Records supplied >>
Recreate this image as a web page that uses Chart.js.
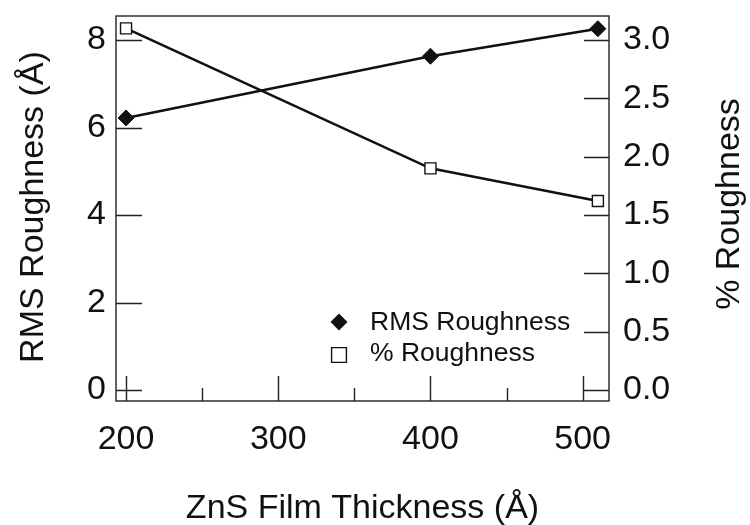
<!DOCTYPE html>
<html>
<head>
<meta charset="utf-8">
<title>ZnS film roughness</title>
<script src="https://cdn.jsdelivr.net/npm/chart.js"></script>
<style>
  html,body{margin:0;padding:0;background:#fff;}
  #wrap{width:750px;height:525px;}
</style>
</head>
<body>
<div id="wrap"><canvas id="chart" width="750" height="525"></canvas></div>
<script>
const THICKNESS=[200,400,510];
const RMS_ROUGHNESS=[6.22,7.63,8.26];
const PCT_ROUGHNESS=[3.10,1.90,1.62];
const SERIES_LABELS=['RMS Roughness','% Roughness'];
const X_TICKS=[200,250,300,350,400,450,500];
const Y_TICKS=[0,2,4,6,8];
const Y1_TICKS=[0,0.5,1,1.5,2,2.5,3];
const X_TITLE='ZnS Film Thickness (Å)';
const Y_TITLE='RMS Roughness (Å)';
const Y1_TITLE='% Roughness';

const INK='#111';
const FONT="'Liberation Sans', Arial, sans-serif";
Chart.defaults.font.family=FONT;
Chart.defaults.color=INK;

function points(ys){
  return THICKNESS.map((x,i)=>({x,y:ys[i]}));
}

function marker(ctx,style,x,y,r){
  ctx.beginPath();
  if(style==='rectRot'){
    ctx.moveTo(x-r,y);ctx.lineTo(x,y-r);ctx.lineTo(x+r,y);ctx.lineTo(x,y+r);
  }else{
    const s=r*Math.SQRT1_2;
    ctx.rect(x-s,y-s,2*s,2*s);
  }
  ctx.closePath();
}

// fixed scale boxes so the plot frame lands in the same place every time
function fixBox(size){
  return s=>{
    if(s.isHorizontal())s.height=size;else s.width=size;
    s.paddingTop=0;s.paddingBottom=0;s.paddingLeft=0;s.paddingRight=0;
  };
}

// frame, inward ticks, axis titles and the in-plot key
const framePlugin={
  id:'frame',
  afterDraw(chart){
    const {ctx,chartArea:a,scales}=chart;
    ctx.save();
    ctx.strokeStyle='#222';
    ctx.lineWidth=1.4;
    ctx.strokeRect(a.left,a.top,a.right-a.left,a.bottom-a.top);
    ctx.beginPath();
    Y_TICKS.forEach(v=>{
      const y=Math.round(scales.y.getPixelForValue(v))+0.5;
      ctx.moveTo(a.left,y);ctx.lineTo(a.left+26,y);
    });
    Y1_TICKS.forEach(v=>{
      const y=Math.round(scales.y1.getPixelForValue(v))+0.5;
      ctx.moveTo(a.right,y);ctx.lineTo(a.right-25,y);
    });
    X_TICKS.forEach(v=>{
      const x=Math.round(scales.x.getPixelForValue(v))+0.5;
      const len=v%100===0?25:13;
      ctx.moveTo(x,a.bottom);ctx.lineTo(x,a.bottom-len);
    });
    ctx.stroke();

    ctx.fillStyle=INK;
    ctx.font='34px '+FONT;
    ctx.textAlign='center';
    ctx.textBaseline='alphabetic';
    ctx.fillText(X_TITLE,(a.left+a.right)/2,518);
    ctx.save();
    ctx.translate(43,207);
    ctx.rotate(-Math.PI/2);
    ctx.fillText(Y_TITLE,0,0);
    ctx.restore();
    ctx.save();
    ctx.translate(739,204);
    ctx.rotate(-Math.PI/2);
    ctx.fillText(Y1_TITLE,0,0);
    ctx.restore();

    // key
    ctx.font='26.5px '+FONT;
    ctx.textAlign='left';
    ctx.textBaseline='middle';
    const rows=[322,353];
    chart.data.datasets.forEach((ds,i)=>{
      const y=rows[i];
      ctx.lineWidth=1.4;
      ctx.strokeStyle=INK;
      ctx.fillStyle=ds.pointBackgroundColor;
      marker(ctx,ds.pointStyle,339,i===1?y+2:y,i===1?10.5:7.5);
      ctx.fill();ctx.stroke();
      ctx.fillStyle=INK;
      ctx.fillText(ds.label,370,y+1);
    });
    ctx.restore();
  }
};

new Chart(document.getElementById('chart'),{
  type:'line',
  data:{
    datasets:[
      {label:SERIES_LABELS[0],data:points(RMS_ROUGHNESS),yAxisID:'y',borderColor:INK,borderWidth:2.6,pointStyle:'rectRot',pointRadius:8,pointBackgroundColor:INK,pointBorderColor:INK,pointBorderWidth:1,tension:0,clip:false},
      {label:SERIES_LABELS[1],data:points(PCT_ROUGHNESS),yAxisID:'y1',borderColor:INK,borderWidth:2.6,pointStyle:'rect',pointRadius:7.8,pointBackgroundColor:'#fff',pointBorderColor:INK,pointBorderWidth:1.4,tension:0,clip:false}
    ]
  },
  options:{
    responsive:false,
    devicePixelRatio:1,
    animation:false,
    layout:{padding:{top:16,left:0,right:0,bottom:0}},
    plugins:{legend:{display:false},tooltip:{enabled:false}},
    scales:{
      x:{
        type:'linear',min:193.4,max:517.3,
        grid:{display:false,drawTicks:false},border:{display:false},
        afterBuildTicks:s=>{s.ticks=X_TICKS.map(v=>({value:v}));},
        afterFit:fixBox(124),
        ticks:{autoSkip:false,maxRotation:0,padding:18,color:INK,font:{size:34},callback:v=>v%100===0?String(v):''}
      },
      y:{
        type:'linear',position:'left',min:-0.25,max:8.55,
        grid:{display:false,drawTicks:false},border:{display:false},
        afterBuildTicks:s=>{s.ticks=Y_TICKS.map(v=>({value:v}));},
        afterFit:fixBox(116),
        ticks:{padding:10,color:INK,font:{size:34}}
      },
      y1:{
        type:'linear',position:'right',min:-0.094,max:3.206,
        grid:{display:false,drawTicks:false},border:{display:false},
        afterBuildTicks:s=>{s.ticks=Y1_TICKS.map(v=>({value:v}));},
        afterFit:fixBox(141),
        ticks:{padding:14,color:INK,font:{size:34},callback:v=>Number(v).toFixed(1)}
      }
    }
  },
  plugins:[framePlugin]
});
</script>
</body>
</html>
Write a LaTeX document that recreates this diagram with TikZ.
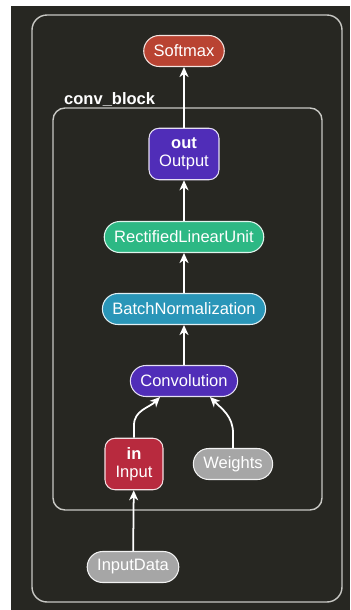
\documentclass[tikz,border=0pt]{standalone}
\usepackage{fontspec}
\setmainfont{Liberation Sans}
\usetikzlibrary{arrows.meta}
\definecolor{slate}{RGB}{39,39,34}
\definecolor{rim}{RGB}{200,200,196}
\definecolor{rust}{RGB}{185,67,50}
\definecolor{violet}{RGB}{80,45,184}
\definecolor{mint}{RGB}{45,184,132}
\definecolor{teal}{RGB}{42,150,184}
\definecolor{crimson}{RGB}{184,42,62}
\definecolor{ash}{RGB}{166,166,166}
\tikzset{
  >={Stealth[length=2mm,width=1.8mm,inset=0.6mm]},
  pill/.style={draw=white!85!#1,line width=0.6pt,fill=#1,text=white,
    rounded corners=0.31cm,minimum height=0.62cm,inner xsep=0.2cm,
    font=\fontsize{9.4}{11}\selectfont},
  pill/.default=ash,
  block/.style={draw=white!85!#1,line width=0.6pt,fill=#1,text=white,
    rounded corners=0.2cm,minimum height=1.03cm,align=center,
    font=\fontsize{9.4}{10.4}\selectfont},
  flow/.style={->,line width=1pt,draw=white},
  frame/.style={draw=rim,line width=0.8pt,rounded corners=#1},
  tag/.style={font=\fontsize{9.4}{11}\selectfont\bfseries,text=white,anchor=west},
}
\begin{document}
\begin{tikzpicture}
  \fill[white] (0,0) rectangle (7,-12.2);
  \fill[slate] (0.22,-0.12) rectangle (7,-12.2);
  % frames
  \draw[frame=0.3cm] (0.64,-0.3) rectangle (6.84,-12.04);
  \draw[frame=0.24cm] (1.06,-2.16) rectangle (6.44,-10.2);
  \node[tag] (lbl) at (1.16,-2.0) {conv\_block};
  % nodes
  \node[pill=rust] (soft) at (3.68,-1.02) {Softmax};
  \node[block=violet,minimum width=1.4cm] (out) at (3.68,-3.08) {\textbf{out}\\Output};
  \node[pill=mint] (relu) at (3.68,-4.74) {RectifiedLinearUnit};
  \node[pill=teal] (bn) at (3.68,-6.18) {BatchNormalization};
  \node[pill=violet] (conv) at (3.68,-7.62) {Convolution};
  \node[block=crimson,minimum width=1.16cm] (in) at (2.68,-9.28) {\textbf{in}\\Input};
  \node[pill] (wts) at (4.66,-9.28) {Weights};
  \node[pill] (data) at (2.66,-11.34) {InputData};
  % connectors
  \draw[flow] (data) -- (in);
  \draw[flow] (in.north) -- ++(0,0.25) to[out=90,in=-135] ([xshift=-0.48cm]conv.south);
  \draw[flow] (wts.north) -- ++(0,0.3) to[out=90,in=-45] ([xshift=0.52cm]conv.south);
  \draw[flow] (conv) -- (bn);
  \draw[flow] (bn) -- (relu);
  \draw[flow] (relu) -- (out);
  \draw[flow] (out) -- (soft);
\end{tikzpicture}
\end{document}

Task >> Your task is to gather all lines from the entries above that hold the word "this".

Exercise result >>
Recreate this image as a web page that uses Chart.js.
Write a LaTeX document that recreates this diagram with TikZ.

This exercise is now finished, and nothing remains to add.